Sunak eyes the landing strip for his first Budget

By Giles Winn

Friday 26th February

Giles Winn, a Senior Advisor at Pagefield and a former Special Advisor to the Chancellor of the Exchequer (2017-2019), describes the feverish preparation inside 1 Horse Guards Road ahead of Budget day.

“Delivering a Budget is like landing a plane.” That’s what one veteran civil servant told me shortly after I joined the Treasury. “You’ve got to realise there’s only a very narrow strip you can actually land this thing on – and if you judge it wrong, you’re in real trouble.”

The advice is spot on – but the hardest part is actually finding the runway.

You do that through extensive engagement – ideally with all of the groups or sectors that will be impacted positively or negatively by Budget measures – but most importantly with business groups, campaign bodies, and MPs. Tory MPs are the most important of these groups for the simple reason that their vote is needed to pass the Budget – therefore any significant negative feedback in advance is material. The phenomenal Treasury machine will drive the programme of engagement – but the Chancellor and his political team will need to get their own birds eye view of the lay of the land. So trusted relationships with key stakeholders are vital here to get a sense of expectation and likely reception.

Once you’ve established what you need to do – what measures you need to successfully ‘land’ the Budget – the Treasury will test it thoroughly. In the weeks leading up to Budget day, officials and advisors will go through every measure line by line to check for the tiniest of threads – no matter how small – that could unravel. The ghost of the pasty tax looms large in the corridors of 1 Horse Guards Road – so the focus is on unintended consequences. The problem is that the sheer volume of measures and the bland formality of language makes them difficult to spot. A ‘Call for Evidence on Cash and Digital Payments in the New Economy’ sounds harmless enough in a long list of technical reviews and consultations – but a campaign in three national newspapers to ‘stop Hammond from axing the 2p coin’ is a real headache.

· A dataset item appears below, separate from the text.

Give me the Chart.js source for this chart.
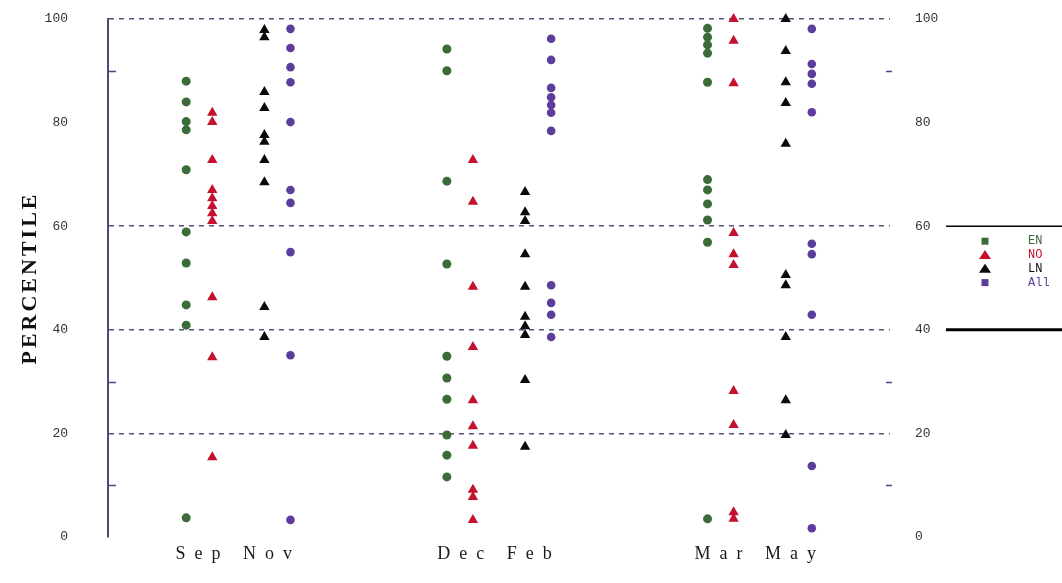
<!DOCTYPE html>
<html>
<head>
<meta charset="utf-8">
<script src="https://cdn.jsdelivr.net/npm/chart.js@4/dist/chart.umd.min.js"></script>
<style>
  html, body { margin: 0; padding: 0; background: #ffffff; }
  #wrap { width: 1062px; height: 583px; }
</style>
</head>
<body>
<div id="wrap"><canvas id="chart" width="1062" height="583"></canvas></div>
<script>
// Seasons along the x axis and the four groups plotted in each
const seasons = ['Sep Nov', 'Dec Feb', 'Mar May'];
const seriesNames = ['EN', 'NO', 'LN', 'All'];

// Percentile axis
const yTickValues = [0, 10, 20, 30, 40, 50, 60, 70, 80, 90, 100];
const yLabelValues = [0, 20, 40, 60, 80, 100];
const gridValues = [20, 40, 60, 100];
const minorTicks = [10, 30, 90];

// Percentiles per season (Sep-Nov, Dec-Feb, Mar-May)
const enValues = [
  [88.0, 84.0, 80.2, 78.6, 70.9, 58.9, 52.9, 44.8, 40.9, 3.7],
  [94.2, 90.0, 68.7, 52.7, 34.9, 30.7, 26.6, 19.7, 15.8, 11.6],
  [98.2, 96.5, 95.0, 93.4, 87.8, 69.0, 67.0, 64.3, 61.2, 56.9, 3.5]
];
const noValues = [
  [81.9, 80.1, 72.8, 67.0, 65.4, 63.9, 62.5, 61.0, 46.3, 34.7, 15.4],
  [72.8, 64.7, 48.3, 36.7, 26.4, 21.4, 17.6, 9.1, 7.7, 3.3],
  [100.0, 95.8, 87.6, 58.7, 54.6, 52.5, 28.2, 21.6, 4.8, 3.5]
];
const lnValues = [
  [97.9, 96.5, 85.9, 82.8, 77.6, 76.3, 72.8, 68.5, 44.4, 38.6],
  [66.6, 62.7, 61.0, 54.6, 48.3, 42.5, 40.7, 39.0, 30.3, 17.4],
  [100.0, 93.8, 87.8, 83.8, 75.9, 50.6, 48.6, 38.6, 26.4, 19.7]
];
const allValues = [
  [98.1, 94.4, 90.7, 87.8, 80.1, 67.0, 64.5, 55.0, 35.1, 3.3],
  [96.2, 92.1, 86.7, 84.9, 83.4, 81.9, 78.4, 48.6, 45.2, 42.9, 38.6],
  [98.1, 91.3, 89.4, 87.5, 82.0, 56.6, 54.6, 42.9, 13.7, 1.7]
];

const seriesValues = [enValues, noValues, lnValues, allValues];

// Look of each group and its side offset within a season
const seriesStyles = [
  { color: '#3b6b36', pointStyle: 'circle',   radius: 4.5, legend: 'rect' },
  { color: '#c3112e', pointStyle: 'triangle', radius: 6,   legend: 'triangle' },
  { color: '#0a0a0a', pointStyle: 'triangle', radius: 6,   legend: 'triangle' },
  { color: '#5c3d9c', pointStyle: 'circle',   radius: 4.3, legend: 'rect' }
];
const seriesOffsets = [-0.2, -0.1, 0.1, 0.2];

const datasets = seriesValues.map((groups, si) => ({
  label: seriesNames[si],
  data: groups.flatMap((vals, gi) => vals.map(v => ({ x: gi + 0.5 + seriesOffsets[si], y: v }))),
  backgroundColor: seriesStyles[si].color,
  borderColor: seriesStyles[si].color,
  borderWidth: 0,
  pointStyle: seriesStyles[si].pointStyle,
  pointRadius: seriesStyles[si].radius,
  showLine: false,
  clip: false
}));

const axisColor = '#4a4a82';

// Wider letter spacing for the season labels and the axis title
const spacedText = {
  id: 'spacedText',
  beforeDraw(chart) {
    const xs = chart.scales.x;
    if (xs && !xs._spaced) {
      const orig = xs.drawLabels;
      xs.drawLabels = function (area) {
        const c = this.ctx; c.save(); c.letterSpacing = '9px'; orig.call(this, area); c.restore();
      };
      xs._spaced = true;
    }
    const ys = chart.scales.y;
    if (ys && !ys._spaced) {
      const origT = ys.drawTitle;
      ys.drawTitle = function (area) {
        const c = this.ctx; c.save(); c.letterSpacing = '3px'; origT.call(this, area); c.restore();
      };
      ys._spaced = true;
    }
  }
};

// Short inner tick marks on both sides of the plot
const minorTickMarks = {
  id: 'minorTickMarks',
  afterDraw(chart) {
    const { ctx, chartArea } = chart;
    const y = chart.scales.y;
    ctx.save();
    ctx.strokeStyle = axisColor;
    ctx.lineWidth = 1.5;
    minorTicks.forEach(v => {
      const py = Math.round(y.getPixelForValue(v)) + 0.5;
      ctx.beginPath();
      ctx.moveTo(chartArea.left, py); ctx.lineTo(chartArea.left + 8, py);
      ctx.moveTo(chartArea.right - 4, py); ctx.lineTo(chartArea.right + 2, py);
      ctx.stroke();
    });
    ctx.restore();
  }
};

// Legend panel to the right of the percentile labels
const legendPanel = {
  id: 'legendPanel',
  afterDraw(chart) {
    const { ctx } = chart;
    const y = chart.scales.y;
    const top = y.getPixelForValue(60);
    const bottom = y.getPixelForValue(40);
    const x0 = 946, x1 = 1062;
    ctx.save();
    ctx.strokeStyle = '#000';
    ctx.lineWidth = 1.5;
    ctx.beginPath(); ctx.moveTo(x0, top); ctx.lineTo(x1, top); ctx.stroke();
    ctx.lineWidth = 3;
    ctx.beginPath(); ctx.moveTo(x0, bottom); ctx.lineTo(x1, bottom); ctx.stroke();
    ctx.font = '12px "Liberation Mono", monospace';
    ctx.textBaseline = 'middle';
    ctx.textAlign = 'left';
    chart.data.datasets.forEach((ds, i) => {
      const cy = top + 15 + i * 13.8;
      const mx = 985;
      const st = seriesStyles[i];
      ctx.fillStyle = st.color;
      if (st.legend === 'rect') {
        ctx.fillRect(mx - 3.5, cy - 3.5, 7, 7);
      } else {
        ctx.beginPath();
        ctx.moveTo(mx - 6, cy + 4);
        ctx.lineTo(mx + 6, cy + 4);
        ctx.lineTo(mx, cy - 5);
        ctx.closePath();
        ctx.fill();
      }
      ctx.fillText(ds.label, 1028, cy);
    });
    ctx.restore();
  }
};

const tickLabel = v => (yLabelValues.includes(v) ? String(v) : '');
const clear = 'rgba(0,0,0,0)';

new Chart(document.getElementById('chart'), {
  type: 'scatter',
  data: { datasets },
  plugins: [spacedText, minorTickMarks, legendPanel],
  options: {
    responsive: false,
    devicePixelRatio: 1,
    animation: false,
    layout: { padding: { top: 19, left: 0, right: 0, bottom: 0 }, autoPadding: false },
    plugins: { legend: { display: false }, tooltip: { enabled: false } },
    scales: {
      x: {
        type: 'linear',
        min: 0,
        max: 3,
        afterBuildTicks: s => { s.ticks = seasons.map((_, i) => ({ value: i + 0.5 })); },
        afterFit: s => { s.height = 46; },
        ticks: {
          callback: v => seasons[Math.round(v - 0.5)],
          font: { family: '"Liberation Serif", serif', size: 18 },
          color: '#1a1a1a',
          padding: 0,
          maxRotation: 0,
          autoSkip: false
        },
        grid: { display: false, drawTicks: true, tickLength: 6 },
        border: { display: false }
      },
      y: {
        type: 'linear',
        position: 'left',
        min: 0,
        max: 100,
        afterBuildTicks: s => { s.ticks = yTickValues.map(v => ({ value: v })); },
        afterFit: s => { s.width = 108; },
        ticks: {
          callback: tickLabel,
          font: { family: '"Liberation Mono", monospace', size: 13 },
          color: '#333',
          padding: 0,
          autoSkip: false
        },
        grid: {
          drawTicks: true,
          tickLength: 40,
          tickColor: clear,
          lineWidth: 1.5,
          color: ctx => (ctx.tick && gridValues.includes(ctx.tick.value) ? '#52527a' : clear)
        },
        border: { display: true, color: axisColor, width: 2, dash: [5, 5] },
        title: {
          display: true,
          text: 'PERCENTILE',
          font: { family: '"Liberation Serif", serif', size: 22, weight: 'bold' },
          color: '#111',
          padding: { top: 17, bottom: 0 }
        }
      },
      y2: {
        type: 'linear',
        position: 'right',
        min: 0,
        max: 100,
        afterBuildTicks: s => { s.ticks = yTickValues.map(v => ({ value: v })); },
        afterFit: s => { s.width = 172; },
        ticks: {
          callback: tickLabel,
          font: { family: '"Liberation Mono", monospace', size: 13 },
          color: '#333',
          padding: 0,
          autoSkip: false
        },
        grid: { display: false, drawTicks: true, tickLength: 25 },
        border: { display: false }
      }
    }
  }
});
</script>
</body>
</html>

And finally once you’ve tested the Budget to destruction, you need to prepare the ground by managing expectations. First, establish where expectations are already – both on specific measures and on the overall picture – and second, manage them downwards. It sounds simple but it’s harder than you might think – and pressure will come to bear from No10 who will understandably be unhappy about negative headlines calling on the government to ‘abandon proposals’ or ‘urging’ the Chancellor to ‘rethink his plans’. If you’ve done the job right, then the Sunday papers before budget day will be full of alarm from lobby groups and warnings from backbench MPs – but you have to hold your nerve.

A job well done will be rewarded with congratulatory headlines in the press, a bounce from the markets, and cheers in the House of Commons chamber. Given Covid restrictions, those cheers will be quieter than in normal times. But still the question that will get asked more than any other at the Treasury over the next few days will be ‘how is all this going to land’.